▸ **Task to complete**
Give every line again exactly as it appears, please, but not the pictures.

▸ **Given information**
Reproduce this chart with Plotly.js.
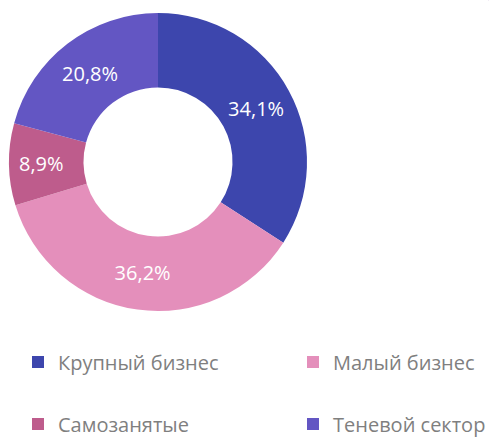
<!DOCTYPE html>
<html>
<head>
<meta charset="utf-8">
<script src="https://cdn.plot.ly/plotly-3.0.1.min.js"></script>
<style>html,body{margin:0;padding:0;background:#fff;}#chart{width:489px;height:438px;}</style>
</head>
<body>
<div id="chart"></div>
<script>
const categories = ["Крупный бизнес", "Малый бизнес", "Самозанятые", "Теневой сектор"];
const shares = [34.1, 36.2, 8.9, 20.8];
const colors = ["#3D46AD", "#E48FBB", "#BE5C8C", "#6356C3"];

const FONT = "Open Sans, Noto Sans, sans-serif";

const mainPie = {
  type: "pie",
  labels: categories,
  values: shares,
  sort: false,
  direction: "clockwise",
  rotation: 0,
  hole: 0.5,
  marker: {colors: colors, line: {color: "#ffffff", width: 0}},
  texttemplate: "%{value:.1f}%",
  textposition: "inside",
  insidetextorientation: "horizontal",
  textfont: {color: "#ffffff", size: 20, family: FONT},
  domain: {x: [9/489, 307/489], y: [1 - 311/438, 1 - 13/438]},
  showlegend: false,
  hoverinfo: "label+percent"
};

const legendIds = ["legend", "legend2", "legend3", "legend4"];
// legend slots: column / row placement in pixels (layout only)
const slotX = [18, 293, 18, 293];
const slotY = [362, 362, 424, 424];

const legendPies = categories.map((c, i) => ({
  type: "pie",
  labels: [c],
  values: [shares[i]],
  sort: false,
  marker: {colors: [colors[i]], line: {width: 0}},
  textinfo: "none",
  hoverinfo: "skip",
  domain: {x: [0.9995, 1], y: [0.9995, 1]},
  legend: legendIds[i],
  showlegend: true
}));

const layout = {
  width: 489,
  height: 438,
  margin: {l: 0, r: 0, t: 0, b: 0, autoexpand: false},
  paper_bgcolor: "#ffffff",
  separators: ", "
};
legendIds.forEach((id, i) => {
  layout[id] = {
    orientation: "h",
    xanchor: "left",
    yanchor: "middle",
    x: slotX[i] / 489,
    y: 1 - slotY[i] / 438,
    font: {family: FONT, size: 20, color: "#7F7F7F"},
    bgcolor: "rgba(0,0,0,0)"
  };
});

Plotly.newPlot("chart", [mainPie].concat(legendPies), layout, {displayModeBar: false, staticPlot: true});
</script>
</body>
</html>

▸ **Answer to this exercise**
Reproduce this chart with Plotly.js.
<!DOCTYPE html>
<html>
<head>
<meta charset="utf-8">
<script src="https://cdn.plot.ly/plotly-3.0.1.min.js"></script>
<style>html,body{margin:0;padding:0;background:#fff;}#chart{width:489px;height:438px;}</style>
</head>
<body>
<div id="chart"></div>
<script>
const categories = ["Крупный бизнес", "Малый бизнес", "Самозанятые", "Теневой сектор"];
const shares = [34.1, 36.2, 8.9, 20.8];
const colors = ["#3D46AD", "#E48FBB", "#BE5C8C", "#6356C3"];

const FONT = "Open Sans, Noto Sans, sans-serif";

const mainPie = {
  type: "pie",
  labels: categories,
  values: shares,
  sort: false,
  direction: "clockwise",
  rotation: 0,
  hole: 0.5,
  marker: {colors: colors, line: {color: "#ffffff", width: 0}},
  texttemplate: "%{value:.1f}%",
  textposition: "inside",
  insidetextorientation: "horizontal",
  textfont: {color: "#ffffff", size: 20, family: FONT},
  domain: {x: [9/489, 307/489], y: [1 - 311/438, 1 - 13/438]},
  showlegend: false,
  hoverinfo: "label+percent"
};

const legendIds = ["legend", "legend2", "legend3", "legend4"];
// legend slots: column / row placement in pixels (layout only)
const slotX = [18, 293, 18, 293];
const slotY = [362, 362, 424, 424];

const legendPies = categories.map((c, i) => ({
  type: "pie",
  labels: [c],
  values: [shares[i]],
  sort: false,
  marker: {colors: [colors[i]], line: {width: 0}},
  textinfo: "none",
  hoverinfo: "skip",
  domain: {x: [0.9995, 1], y: [0.9995, 1]},
  legend: legendIds[i],
  showlegend: true
}));

const layout = {
  width: 489,
  height: 438,
  margin: {l: 0, r: 0, t: 0, b: 0, autoexpand: false},
  paper_bgcolor: "#ffffff",
  separators: ", "
};
legendIds.forEach((id, i) => {
  layout[id] = {
    orientation: "h",
    xanchor: "left",
    yanchor: "middle",
    x: slotX[i] / 489,
    y: 1 - slotY[i] / 438,
    font: {family: FONT, size: 20, color: "#7F7F7F"},
    bgcolor: "rgba(0,0,0,0)"
  };
});

Plotly.newPlot("chart", [mainPie].concat(legendPies), layout, {displayModeBar: false, staticPlot: true});
</script>
</body>
</html>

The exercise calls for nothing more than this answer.